Page:Courant - L'enseignement colonial et les cours de chinois à Lyon, 1901.pdf/13

Cette page a été validée par deux contributeurs.
7
ENSEIGNEMENT COLONIAL ET COURS DE CHINOIS

Cette création, suite naturelle de la mission lyonnaise d’Extrême-Orient, vient à son heure, quand les entreprises en Chine sortent de cette période de fièvre qui avait suivi la guerre sino-japonaise et la prise à bail de Kiao-tcheou, quand l’on arrive à une époque d’études, d’efforts sérieux et de premiers résultats que ne saurait interrompre longtemps l’anarchie des provinces septentrionales ; elle vient à son heure à tel point qu’au-delà des frontières on a songé déjà à l’imiter. Peu après le départ de la mission lyonnaise, l’Angleterre chargeait officiellement d’une tournée dans les ports de Chine et de Corée M. Byron Brenan, tandis que M. Bourne avec deux collaborateurs allait étudier sur place la question des cotonnades et celle des li kin.

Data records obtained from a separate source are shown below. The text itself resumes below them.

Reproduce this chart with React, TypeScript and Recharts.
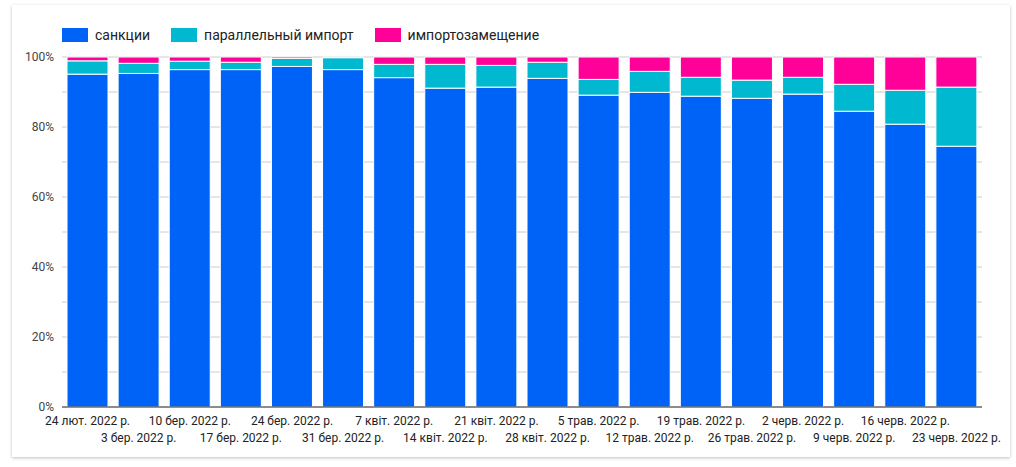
import { BarChart, Bar, XAxis, YAxis, CartesianGrid } from 'recharts';

const weeks = [
  '24 лют. 2022 р.', '3 бер. 2022 р.', '10 бер. 2022 р.', '17 бер. 2022 р.', '24 бер. 2022 р.',
  '31 бер. 2022 р.', '7 квіт. 2022 р.', '14 квіт. 2022 р.', '21 квіт. 2022 р.', '28 квіт. 2022 р.',
  '5 трав. 2022 р.', '12 трав. 2022 р.', '19 трав. 2022 р.', '26 трав. 2022 р.', '2 черв. 2022 р.',
  '9 черв. 2022 р.', '16 черв. 2022 р.', '23 черв. 2022 р.',
];

const sanctions = [95.1, 95.3, 96.4, 96.4, 97.3, 96.4, 94.1, 91.1, 91.4, 93.9, 89.1, 89.9, 88.8, 88.2, 89.4, 84.5, 80.8, 74.5];
const parallelImport = [3.8, 2.9, 2.4, 2.1, 2.3, 3.4, 3.8, 6.8, 6.2, 4.6, 4.5, 6.0, 5.4, 5.2, 4.8, 7.7, 9.7, 16.9];
const importSubstitution = [1.1, 1.8, 1.2, 1.5, 0.4, 0.2, 2.1, 2.1, 2.4, 1.5, 6.4, 4.1, 5.8, 6.6, 5.8, 7.8, 9.5, 8.6];

const yTicks = [0, 0.1, 0.2, 0.3, 0.4, 0.5, 0.6, 0.7, 0.8, 0.9, 1];

const series = [
  { key: 'sanctions', name: 'санкции', color: '#0063f7' },
  { key: 'parallel', name: 'параллельный импорт', color: '#00b8d0' },
  { key: 'substitution', name: 'импортозамещение', color: '#ff0099' },
];

const data = weeks.map((week, i) => ({
  week,
  sanctions: sanctions[i],
  parallel: parallelImport[i],
  substitution: importSubstitution[i],
}));

const FONT = 'Roboto, Arial, sans-serif';

function WeekTick({ x, y, payload, index }: any) {
  // alternate labels between two rows so they don't overlap
  const dy = index % 2 === 0 ? 10 : 27;
  return (
    <text x={x} y={y} dy={dy} textAnchor="middle" fill="#222" fontSize={12} fontFamily={FONT}>
      {payload.value}
    </text>
  );
}

export default function App() {
  return (
    <div
      style={{
        position: 'absolute',
        left: 12,
        top: 5,
        width: 998,
        height: 452,
        background: '#fff',
        boxShadow: '0 1px 3px rgba(0,0,0,0.25)',
        fontFamily: FONT,
      }}
    >
      <div style={{ position: 'absolute', left: 50, top: 22, display: 'flex', alignItems: 'center', fontSize: 14, color: '#222' }}>
        {series.map((s) => (
          <div key={s.key} style={{ display: 'flex', alignItems: 'center', marginRight: 21 }}>
            <span style={{ width: 26, height: 14, background: s.color, marginRight: 7, display: 'inline-block' }} />
            <span>{s.name}</span>
          </div>
        ))}
      </div>
      <BarChart
        width={998}
        height={452}
        data={data}
        stackOffset="expand"
        barSize={41}
        margin={{ top: 52, right: 28, bottom: 0, left: 0 }}
      >
        <CartesianGrid vertical={false} stroke="#cccccc" />
        <XAxis
          dataKey="week"
          interval={0}
          tickLine={false}
          axisLine={{ stroke: '#333' }}
          tick={<WeekTick />}
          height={50}
        />
        <YAxis
          ticks={yTicks}
          domain={[0, 1]}
          width={50}
          axisLine={false}
          tickLine={false}
          tickSize={0}
          tickMargin={8}
          tick={{ fill: '#444', fontSize: 12, fontFamily: FONT }}
          tickFormatter={(v: number) => {
            const pct = Math.round(v * 100);
            return pct % 20 === 0 ? `${pct}%` : '';
          }}
        />
        {series.map((s) => (
          <Bar
            key={s.key}
            dataKey={s.key}
            name={s.name}
            stackId="a"
            fill={s.color}
            stroke="#fff"
            strokeWidth={1}
            isAnimationActive={false}
          />
        ))}
      </BarChart>
    </div>
  );
}
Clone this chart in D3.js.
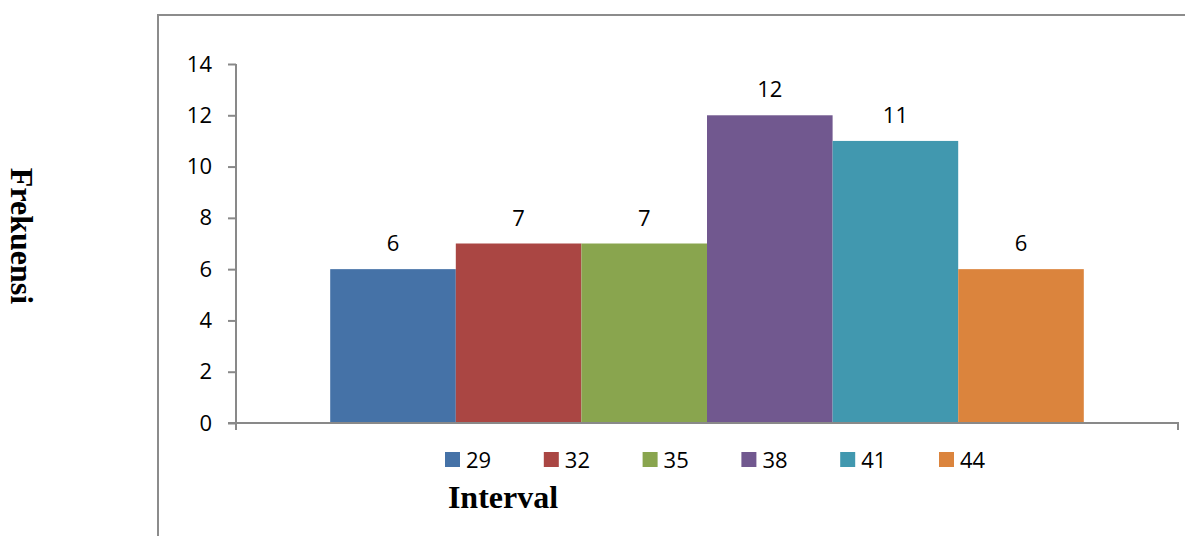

Aujourd’hui il est question d’organiser à Londres, au point de vue commercial, des cours de chinois avec un professeur anglais et deux répétiteurs indigènes. L’Allemagne, qui a copié il y a une quinzaine d’années notre École des Langues orientales, qui, après Simonoseki, a envoyé une mission commerciale dans les ports de la côte et du bas Yang-tseu, ne se contente pas des cours de chinois de Berlin, de ceux de l’École de commerce de Leipzig, et quelques Allemands se préoccupent de la pousser plus avant dans cette voie. Ces imitations, ces tendances prouvent avec quelle justesse l’initiative de la Chambre de commerce de Lyon s’est appliquée au point où l’effort est nécessaire, où il doit être fructueux ; elles indiquent aussi avec quelle vigilance il faut développer ce germe pour lui faire porter sans retard toute la récolte qu’on est en droit d’attendre. Nous avons l’avance sur ce point, il faut la conserver ; d’autant que les événements de ces derniers mois ont brutalement imposé le problème chinois à l’attention des puissances et que partout l’intérêt pris aux choses de l’Extrême-Orient a redoublé, en Allemagne comme aux États-Unis, en Russie et au Japon.

IV

Aussi bien le terrain est chez nous mieux préparé qu’en Angleterre pour une fondation de ce genre ; l’orgueil britannique tient toujours les indigènes pour des êtres inférieurs, les écarte et dédaigne d’apprendre leur langage, de comprendre leurs mœurs ; il méprise tout ce qui n’est pas anglais. Si vous avez affaire à un commerçant anglais, force vous est de parler sa langue, il n’en sait pas d’autre : et de là l’extension dans les grands ports d’Extrême-Orient du pidgin english, mélange bâtard d’anglais et de chinois, jargon qui n’est parlé que dans les ports, et dans ceux-ci seulement par les gens qui sont en rapports avec les Européens, compradors, interprètes et boys. Mais dans les ports mêmes, un bon nombre de Chinois l’ignorent, dans l’intérieur personne n’en a connaissance ; enfin si un contrat, si une pièce quelconque doit être rédigée, jamais elle n’est écrite en pidgin. Cette sorte de langue franque est une barrière entre l’Européen et l’indigène ; elle est le retranchement le plus fort de ces interprètes et compradors qu’il faudrait au moins surveiller. Si les Anglais se contentent du pidgin english, nous dont le caractère est moins raide, dont l’oreille est moins rebelle, nous devons tirer avantage de notre souplesse : et comme le petit marchand, l’artisan, l’homme de l’intérieur n’apprendront pas de longtemps, une langue européenne, c’est à nous qui voulons trafiquer avec eux, d’apprendre le chinois.